This healthy vegetarian recipe is from a book by Lisa Roukin, My Relationship with Food, and it makes a lovely nutritious lunch which you can prepare in advance. It’s also great for dinner, especially on warmer days as it’s a meal you leave it to cool down to create a delicious salad.
Lisa Roukin is an experienced chef, having been demonstrating healthy, contemporary cooking to London’s young professionals, families and children since 2008. She currently provides the world’s largest online supermarket, Ocado, with gluten-free recipes.
Her book, My Relationship with Food, is not only full of healthy and nourishing recipes, it also contains tips on becoming healthy and nourished – these are especially great for people who are struggling with their weight and have an unhealthy relationship with food. Lisa’s early relationship with food wasn’t a healthy one, she was a fat child actually as she writes in her book. She went from one extreme to another and became a thin teenager but she was unhappy and not healthy. It took her some time to deal with her unhealthy patterns and find a balance.
There is quite a big variety of recipes in the book so you can choose from vegetarian meals, chicken recipes, beef recipes, soups, seafood recipes and sweet treats.
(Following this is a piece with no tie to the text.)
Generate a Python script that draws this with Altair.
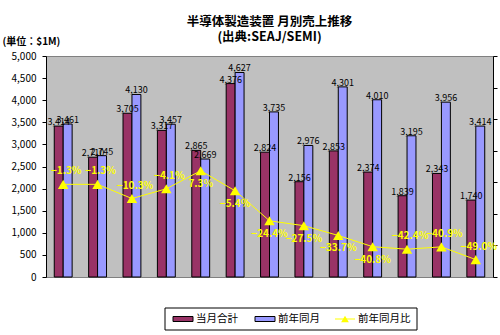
import altair as alt
import pandas as pd

# ---------------- data ----------------
months = ["Oct-07", "Nov-07", "Dec-07", "Jan-08", "Feb-08", "Mar-08", "Apr-08",
          "May-08", "Jun-08", "Jul-08", "Aug-08", "Sep-08", "Oct-08"]
current_month = [3414, 2710, 3705, 3317, 2865, 4376, 2824, 2156, 2853, 2374, 1839, 2343, 1740]
prev_year = [3461, 2745, 4130, 3457, 2669, 4627, 3735, 2976, 4301, 4010, 3195, 3956, 3414]
yoy_pct = [-1.3, -1.3, -10.3, -4.1, 7.3, -5.4, -24.4, -27.5, -33.7, -40.8, -42.4, -40.9, -49.0]
series_names = ["当月合計", "前年同月", "前年同月比"]
y_ticks = list(range(0, 5001, 500))
y2_ticks = list(range(-60, 81, 20))
# months whose % label sits below the marker
yoy_label_below = ["Feb-08", "Mar-08", "Apr-08", "May-08", "Jun-08", "Jul-08"]

title_lines = ["半導体製造装置 月別売上推移", "(出典:SEAJ/SEMI)"]
unit_label = "(単位：$1M)"

# ---------------- styles ----------------
FONT = "Noto Sans CJK JP"
MAROON = "#993366"
BLUE = "#9999FF"
YELLOW = "#FFFF00"

bar_df = pd.DataFrame({
    "month": months * 2,
    "series": [series_names[0]] * len(months) + [series_names[1]] * len(months),
    "value": current_month + prev_year,
})
line_df = pd.DataFrame({"month": months, "yoy": yoy_pct})
line_df["pos"] = ["below" if m in yoy_label_below else "above" for m in months]

x_scale = alt.Scale(paddingInner=0.48, paddingOuter=0.24)
x_enc = alt.X("month:N", sort=months, scale=x_scale,
              axis=alt.Axis(title=None, labelAngle=0, ticks=False, tickSize=0,
                            labelPadding=9, domain=True, domainColor="black",
                            domainWidth=1, labelFontSize=9.5,
                            labelColor="black"))
x_plain = alt.X("month:N", sort=months, scale=x_scale, axis=None)
xoff = alt.XOffset("series:N", sort=series_names[:2],
                   scale=alt.Scale(paddingInner=0, paddingOuter=0))

y_left_scale = alt.Scale(domain=[0, 5000], nice=False)

bars = alt.Chart(bar_df).mark_bar(stroke="black", strokeWidth=1).encode(
    x=x_enc,
    xOffset=xoff,
    y=alt.Y("value:Q", scale=y_left_scale,
            axis=alt.Axis(values=y_ticks, format=",d", grid=False,
                          domain=True, domainColor="black", domainWidth=1,
                          orient="left",
                          tickSize=4, tickColor="black", labelPadding=6,
                          labelFontSize=10, labelColor="black",
                          title=unit_label, titleAngle=0, titleAlign="left",
                          titleBaseline="alphabetic", titleX=-44, titleY=-12,
                          titleFontSize=10, titleFontWeight="bold",
                          titleColor="black")),
    color=alt.Color("series:N", scale=alt.Scale(domain=series_names[:2],
                                                range=[MAROON, BLUE]),
                    legend=None),
)

bar_text = alt.Chart(bar_df).mark_text(
    baseline="alphabetic", dy=-1, fontSize=9, color="black", font=FONT
).encode(
    x=x_plain,
    xOffset=xoff,
    y=alt.Y("value:Q", scale=y_left_scale, axis=None),
    text=alt.Text("value:Q", format=",d"),
)

y_right_scale = alt.Scale(domain=[-60, 80], nice=False)

line = alt.Chart(line_df).mark_line(color=YELLOW, strokeWidth=1).encode(
    x=x_plain,
    y=alt.Y("yoy:Q", scale=y_right_scale,
            axis=alt.Axis(orient="right", values=y2_ticks, labels=False,
                          title=None, grid=False, domain=True,
                          domainColor="black", domainWidth=1, tickSize=4,
                          tickColor="black")),
)
points = alt.Chart(line_df).mark_point(
    shape="triangle-up", filled=True, color=YELLOW, size=110, opacity=1
).encode(x=x_plain, y=alt.Y("yoy:Q", scale=y_right_scale, axis=None))

pct_base = alt.Chart(line_df).transform_calculate(
    label="format(datum.yoy / 100, '.1%')"
)
pct_above = pct_base.transform_filter("datum.pos == 'above'").mark_text(
    color=YELLOW, fontWeight="bold", fontSize=10, dy=-13, dx=3, font=FONT
).encode(x=x_plain, y=alt.Y("yoy:Q", scale=y_right_scale, axis=None),
         text="label:N")
pct_below = pct_base.transform_filter("datum.pos == 'below'").mark_text(
    color=YELLOW, fontWeight="bold", fontSize=10, dy=13, font=FONT
).encode(x=x_plain, y=alt.Y("yoy:Q", scale=y_right_scale, axis=None),
         text="label:N")

# ---------------- manual legend ----------------
one = alt.Data(values=[{}])
leg_box = alt.Chart(one).mark_rect(fill="white", stroke="black", strokeWidth=1).encode(
    x=alt.value(119), x2=alt.value(371), y=alt.value(252), y2=alt.value(274))
leg_sw1 = alt.Chart(one).mark_rect(fill=MAROON, stroke="black", strokeWidth=1).encode(
    x=alt.value(127), x2=alt.value(147), y=alt.value(260.5), y2=alt.value(265.5))
leg_sw2 = alt.Chart(one).mark_rect(fill=BLUE, stroke="black", strokeWidth=1).encode(
    x=alt.value(209), x2=alt.value(229), y=alt.value(260.5), y2=alt.value(265.5))
leg_line = alt.Chart(one).mark_rule(color=YELLOW, strokeWidth=1).encode(
    x=alt.value(289), x2=alt.value(309), y=alt.value(263))
leg_tri = alt.Chart(one).mark_point(shape="triangle-up", filled=True, color=YELLOW,
                                    size=60, opacity=1).encode(
    x=alt.value(299), y=alt.value(263))

def leg_text(label, xpos):
    return alt.Chart(one).mark_text(
        text=label, align="left", baseline="middle", fontSize=10.5,
        color="black", font=FONT
    ).encode(x=alt.value(xpos), y=alt.value(263))

chart = alt.layer(
    bars, bar_text, line, points, pct_above, pct_below,
    leg_box, leg_sw1, leg_sw2, leg_line, leg_tri,
    leg_text(series_names[0], 150),
    leg_text(series_names[1], 232),
    leg_text(series_names[2], 312),
).resolve_scale(
    y="independent"
).properties(
    width=447,
    height=221,
    autosize=alt.AutoSizeParams(type="none"),
    padding={"left": 46, "top": 56, "right": 7, "bottom": 58},
    title=alt.TitleParams(text=title_lines, anchor="middle", frame="group",
                          fontSize=12.5, fontWeight="bold", offset=-7,
                          lineHeight=15, color="black", font=FONT),
    background="white",
).configure(
    font=FONT
).configure_axis(
    labelFont=FONT, titleFont=FONT
).configure_view(
    fill="#C0C0C0", stroke="#808080", strokeWidth=1
)

chart.save("out.html", embed_options={"renderer": "svg", "actions": False})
There is something for everyone actually. All the recipes are gluten-free.
- 300g quinoa
- 400ml cold water
- 3 leeks, sliced thinly
- 250g petit pois (frozen peas)
- 2 avocados, cubed
- 2 tbsp coconut (odorless) or olive oil
- 60g pumpkin seeds
- sea salt and white pepper
- garlic granules
- 60ml olive oil
- 60ml apple juice
- 2 tsp honey mustard
- 2 tsp agave nectar
- 2 tbsp sushi seasoning vinegar
- sesame seeds, toasted
- 1 handful fresh coriander, chopped
- 1 handful fresh mint leaves, chopped
- Rinse the uncooked quinoa through a sieve with cold water, for 2 minutes, then drain well.
- Place the quinoa in a medium saucepan with 400ml cold water, bring to boil, cover and simmer on a low heat for 15 minutes.
- Remove from heat, carefully fluff with a fork, cover and stand for 5 minutes, then spread onto a large flat platter to cool.
- In a large non-stick frying pan, add the oil, sauté the sliced leeks until translucent and soft, season with sea salt, white pepper and garlic granules.
- Add the frozen peas to the sautéed leeks and continue to cook for 5 minutes, then remove from heat to cool.
- Add sautéed leeks to the cooked quinoa, add the pumpkin seeds.
- In a measuring jug, add the olive oil, apple juice, honey mustard, agave nectar, sushi seasoning vinegar, season with sea salt and black pepper.
- Add the chopped mint, coriander and toasted sesame seeds.
- When the salad is completely cooled, add the cubed chunks of avocado, mix through the salad then pour over the dressing.